Now, Duncan is what you would call super-good-looking and has Samantha a bit nervous because he focuses a lot of his attention on her. And even though no one else seems to mind that, it makes Samantha highly uncomfortable. She and Duncan first met at a metaphysical bookstore that Sam frequents a great deal because she’s interested in the science, the stars, and everything that comes along with the metaphysical world. Upon their first meeting, Duncan stated to her that he knew her from somewhere, even though Samantha has no idea who he is and owns no recollection of ever seeing the man before. Oddly enough, however, it took him only minutes to learn everything from where she worked to the fact that she loved music.
Samantha has already been through an abusive marriage, a worse divorce, and doesn’t really feel like she ever wants to head down a romantic path again. She even gets more than a bit annoyed when Duncan gets angry at her for taking a summer job that will have her working in a larger city at The Palace Hotel, doing walk-throughs and selling timeshare condominiums to perspective clients. Duncan wants her to stay in touch with him and call him if she needs anything. She basically agrees to this to get him out of her face. But, unfortunately, that job also leads Samantha into a world of people she really doesn’t want to be around, and she ends up running away from ever having a long-term career in that area.
Life moves forward, with the devoted Duncan nipping at her heels, and Samantha has to go through another heart-breaking loss of her long-time “best friend.” She feels so alone. As far as she can see, Sam feels like there’s no possibility whatsoever she will remotely find a love match like her own happily married parents, where her father had gone AWOL during WWII in order to marry her mother when she was only eighteen years of age. Although Sam longs for a sweet outcome like this, after all the pain, all she really wants to do is get the heck off a planet that feels like it’s trying to smother her every day of her life.
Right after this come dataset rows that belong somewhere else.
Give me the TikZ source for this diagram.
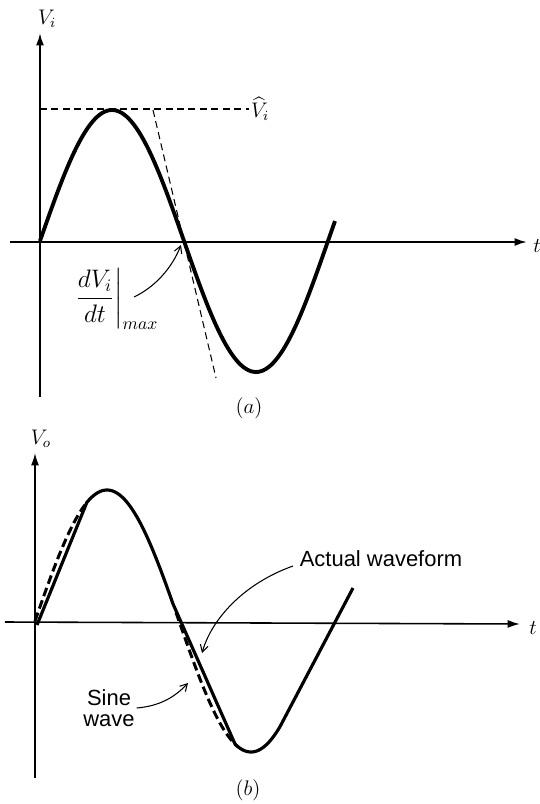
\documentclass[tikz,border=0pt]{standalone}
\usepackage{amsmath}
\usepackage{fontspec}
\newfontfamily\labelfont{Liberation Sans}
\usetikzlibrary{arrows.meta}

\begin{document}
\begin{tikzpicture}[
  x=0.02cm,y=-0.02cm,
  axis/.style={line width=1.1pt,-{Latex[length=7pt,width=4.5pt]}},
  wave/.style={line width=2.2pt,line join=round},
  guide/.style={line width=0.6pt,dash pattern=on 4pt off 2.5pt},
  sinedash/.style={line width=1.7pt,dash pattern=on 5pt off 2.5pt},
  pointer/.style={line width=0.6pt,-{Straight Barb[length=4pt,width=4.5pt]}},
  lbl/.style={inner sep=1pt,font=\large},
  txt/.style={font=\labelfont\fontsize{12.5}{14}\selectfont,align=center,inner sep=1pt}
  ]
  \useasboundingbox (0,0) rectangle (540,804);

  % (a) input
  \coordinate (ybota) at (40,397);
  \coordinate (ytopa) at (40,33);
  \coordinate (xlefta) at (10,242);
  \coordinate (xrighta) at (527,242);
  \draw[axis] (ybota) -- (ytopa);
  \draw[axis] (xlefta) -- (xrighta);
  \node[lbl] (vi) at (47,19) {$V_i$};
  \node[lbl] (ta) at (537,246) {$t$};

  \draw[wave] plot[domain=40:335,samples=120] (\x,{241-131*sin(1.25*(\x-40))});

  \coordinate (pka) at (40,109);
  \node[lbl,anchor=west] (vhat) at (249,109) {$\widehat{V}_i$};
  \draw[guide] (pka) -- (vhat.west);
  \coordinate (tga) at (153,110);
  \coordinate (tgb) at (216,378);
  \draw[guide] (tga) -- (tgb);

  \node[lbl,font=\Large] (slope) at (116,299) {$\left.\dfrac{dV_i}{dt}\right|_{max}$};
  \coordinate (sa) at (134,297);
  \coordinate (za) at (181,245);
  \draw[pointer] (sa) .. controls (155,287) and (172,268) .. (za);
  \node[lbl] (capa) at (249,408) {$(a)$};

  % (b) output
  \coordinate (ybotb) at (35,778);
  \coordinate (ytopb) at (35,453);
  \coordinate (xleftb) at (5,622);
  \coordinate (xrightb) at (520,624);
  \draw[axis,line width=0.9pt] (ybotb) -- (ytopb);
  \draw[axis,line width=0.9pt] (xleftb) -- (xrightb);
  \node[lbl] (vo) at (41,439) {$V_o$};
  \node[lbl] (tb) at (533,628) {$t$};

  \draw[sinedash] plot[domain=35:85,samples=30] (\x,{621-131*sin(1.25*(\x-35))});
  \draw[sinedash] plot[domain=176:238,samples=30] (\x,{621-131*sin(1.25*(\x-35))});
  \draw[wave,line width=1.8pt] (37,625) -- (87,502)
    -- plot[domain=87:173,samples=60] (\x,{621-131*sin(1.25*(\x-35))})
    -- (235,744)
    -- plot[domain=235:280,samples=40] (\x,{621-131*sin(1.25*(\x-35))})
    -- (353,588);

  \node[txt] (aw) at (381,559) {Actual waveform};
  \coordinate (awa) at (293,566);
  \coordinate (awb) at (202,653);
  \draw[pointer] (awa) .. controls (245,583) and (212,618) .. (awb);

  \node[txt] (sw) at (109,708) {Sine\\[-2pt]wave};
  \coordinate (swb) at (188,683);
  \draw[pointer] (sw.east) .. controls (160,706) and (175,697) .. (swb);
  \node[lbl] (capb) at (248,790) {$(b)$};
\end{tikzpicture}
\end{document}
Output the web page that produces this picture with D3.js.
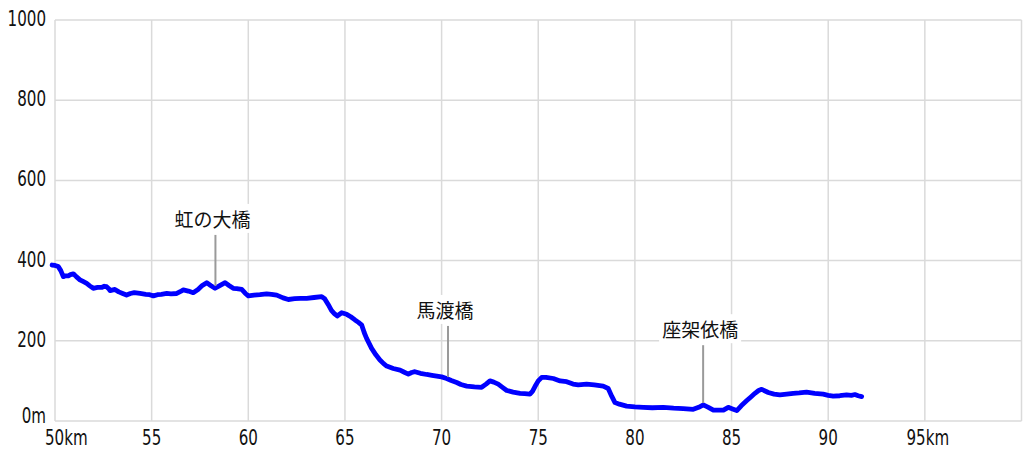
<!DOCTYPE html>
<meta charset="utf-8">
<script src="https://d3js.org/d3.v7.min.js"></script>
<style>
  body { margin: 0; background: white; }
  .tick-label { font-family: "DejaVu Sans", sans-serif; font-size: 21px; fill: #111; }
  .note { font-family: "Noto Sans CJK JP", sans-serif; font-size: 19px; fill: #111; }
</style>
<div id="chart"></div>
<script>
// distance along route (km)
var distKm = [49.85, 50.0, 50.17, 50.3, 50.43, 50.55, 50.69, 50.8, 50.95, 51.1, 51.29, 51.45, 51.64, 51.8, 51.98,
  52.2, 52.41, 52.55, 52.67, 52.78, 52.85, 53.0, 53.1, 53.3, 53.5, 53.7, 53.9, 54.1, 54.4, 54.7, 54.9,
  55.09, 55.3, 55.5, 55.78, 56.0, 56.3, 56.5, 56.64, 56.9, 57.15, 57.4, 57.6, 57.85, 58.05, 58.28, 58.5,
  58.8, 59.0, 59.22, 59.4, 59.66, 59.85, 60.0, 60.3, 60.6, 60.95, 61.2, 61.47, 61.8, 62.07, 62.4, 62.7,
  63.02, 63.4, 63.8, 63.95, 64.14, 64.3, 64.45, 64.6, 64.83, 65.09, 65.3, 65.52, 65.7, 65.87, 66.0, 66.12,
  66.38, 66.6, 66.81, 67.0, 67.16, 67.5, 67.85, 68.1, 68.28, 68.45, 68.62, 68.9, 69.23, 69.5, 69.75, 70.0,
  70.26, 70.5, 70.78, 71.0, 71.3, 71.7, 72.07, 72.3, 72.5, 72.7, 72.93, 73.15, 73.37, 73.7, 74.06, 74.3,
  74.57, 74.7, 74.83, 75.0, 75.18, 75.4, 75.78, 76.13, 76.47, 76.8, 77.07, 77.5, 77.9, 78.36, 78.62, 78.8,
  78.97, 79.2, 79.57, 80.0, 80.43, 80.9, 81.47, 82.0, 82.5, 83.02, 83.3, 83.54, 83.8, 84.06, 84.3, 84.58,
  84.83, 85.05, 85.27, 85.5, 85.79, 86.0, 86.21, 86.4, 86.56, 86.9, 87.2, 87.5, 87.85, 88.19, 88.5, 88.88,
  89.3, 89.74, 90.0, 90.26, 90.6, 90.95, 91.2, 91.38, 91.55, 91.73];

// elevation (m)
var elevM = [389, 388, 385, 375, 360, 362, 362, 365, 367, 360, 352, 348, 343, 337, 331,
  333, 333, 336, 335, 330, 325, 327, 328, 322, 318, 314, 318, 320, 318, 316, 315,
  312, 315, 316, 318, 317, 318, 323, 327, 324, 320, 328, 337, 345, 338, 331, 337,
  345, 338, 331, 330, 328, 318, 312, 314, 315, 317, 316, 314, 307, 303, 305, 306,
  306, 308, 310, 305, 290, 276, 268, 262, 270, 266, 260, 252, 246, 239, 220, 206,
  181, 165, 152, 143, 137, 131, 127, 121, 117, 121, 123, 119, 116, 114, 112, 110,
  106, 101, 96, 91, 87, 85, 84, 92, 100, 97, 92, 84, 76, 72, 69, 68,
  67, 74, 86, 100, 109, 109, 106, 100, 98, 92, 90, 92, 90, 87, 81, 62,
  46, 42, 37, 35, 34, 33, 34, 32, 31, 29, 34, 40, 34, 27, 27, 27,
  34, 30, 26, 38, 51, 60, 69, 76, 79, 71, 67, 65, 67, 69, 70, 72,
  69, 67, 64, 62, 63, 65, 64, 66, 63, 61];

var xTicks = [50, 55, 60, 65, 70, 75, 80, 85, 90, 95, 100];
var xTickLabels = ["50km", "55", "60", "65", "70", "75", "80", "85", "90", "95km", ""];
var yTicks = [0, 200, 400, 600, 800, 1000];
var yTickLabels = ["0m", "200", "400", "600", "800", "1000"];

// bridges
var noteNames = ["虹の大橋", "馬渡橋", "座架依橋"];
var noteKm = [58.3, 70.33, 83.53];
var noteTextAlt = [484, 257, 209];

var W = 1024, H = 455;
var svg = d3.select("#chart").append("svg")
  .attr("width", W).attr("height", H)
  .style("display", "block");

var x = d3.scaleLinear().domain([50, 100]).range([55, 1021.5]);
var y = d3.scaleLinear().domain([0, 1000]).range([421, 20]);

// narrow looking labels: squeeze the glyphs horizontally
var squeeze = 0.72;
function label(txt, px, py, anchor) {
  return svg.append("text")
    .attr("class", "tick-label")
    .attr("text-anchor", anchor)
    .attr("transform", "translate(" + px + "," + py + ") scale(" + squeeze + ",1)")
    .text(txt);
}

// grid
svg.append("g").selectAll("line")
  .data(xTicks).enter().append("line")
    .attr("x1", function(d) { return x(d); })
    .attr("x2", function(d) { return x(d); })
    .attr("y1", y(1000)).attr("y2", y(0))
    .attr("stroke", "#dadada").attr("stroke-width", 1.5);
svg.append("g").selectAll("line")
  .data(yTicks).enter().append("line")
    .attr("x1", x(50)).attr("x2", x(100))
    .attr("y1", function(d) { return y(d); })
    .attr("y2", function(d) { return y(d); })
    .attr("stroke", "#dadada").attr("stroke-width", 1.5);

// y labels
yTicks.forEach(function(d, i) {
  label(yTickLabels[i], 46, y(d) + (d === 0 ? 2 : 6), "end");
});

// x labels
xTicks.forEach(function(d, i) {
  if (i === 0) label(xTickLabels[i], x(d) - 10, 445, "start");
  else label(xTickLabels[i], x(d) + (i === 9 ? 3 : 0), 445, "middle");
});

// profile line
var pts = distKm.map(function(d, i) { return [d, elevM[i]]; });
var line = d3.line()
  .x(function(d) { return x(d[0]); })
  .y(function(d) { return y(d[1]); });

svg.append("path")
  .datum(pts)
  .attr("fill", "none")
  .attr("stroke", "#0000ff")
  .attr("stroke-width", 4.8)
  .attr("stroke-linejoin", "round")
  .attr("stroke-linecap", "round")
  .attr("d", line);

// bridge notes
var elevAt = function(km) {
  var i = d3.bisectLeft(distKm, km);
  var k0 = distKm[i - 1], k1 = distKm[i];
  return elevM[i - 1] + (elevM[i] - elevM[i - 1]) * (km - k0) / (k1 - k0);
};

noteNames.forEach(function(name, i) {
  var g = svg.append("g");
  var lx = x(noteKm[i]);
  var ty = y(noteTextAlt[i]);
  var bg = g.append("rect").attr("fill", "white");
  var t = g.append("text")
    .attr("class", "note")
    .attr("text-anchor", "middle")
    .attr("x", lx - 3)
    .attr("y", ty)
    .text(name);
  var bb = t.node().getBBox();
  bg.attr("x", bb.x - 3).attr("y", bb.y - 1)
    .attr("width", bb.width + 6).attr("height", bb.height + 2);
  g.append("line")
    .attr("x1", lx).attr("x2", lx)
    .attr("y1", ty + 8)
    .attr("y2", y(elevAt(noteKm[i])) - 2)
    .attr("stroke", "#9a9a9a")
    .attr("stroke-width", 2);
});
</script>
So…how do you get off a planet? Well, being that she’s not a NASA pilot, Samantha soon learns the truth that could just give her a fresh look on life. Turns out, a planet by the name of Morvana exists in the Andromeda Galaxy, and Duncan knows just the route to take in order to get Samantha there. Turns out, she walks into a civilization that went through all the sufferings Earth is currently going through, yet they overcame them and went on to become a perfect planet…a planet Sam can call home if she just leaves everything she’s ever known behind for the rest of time.
The author did a wonderful job creating romantic, emotional characters that show planets at their worst and at their absolute best. The only one thing I would suggest is that an editor be brought in to “clean up” the errors in order to do the book and the author a great service, and to improve everything for the readers out there who love a true adventure!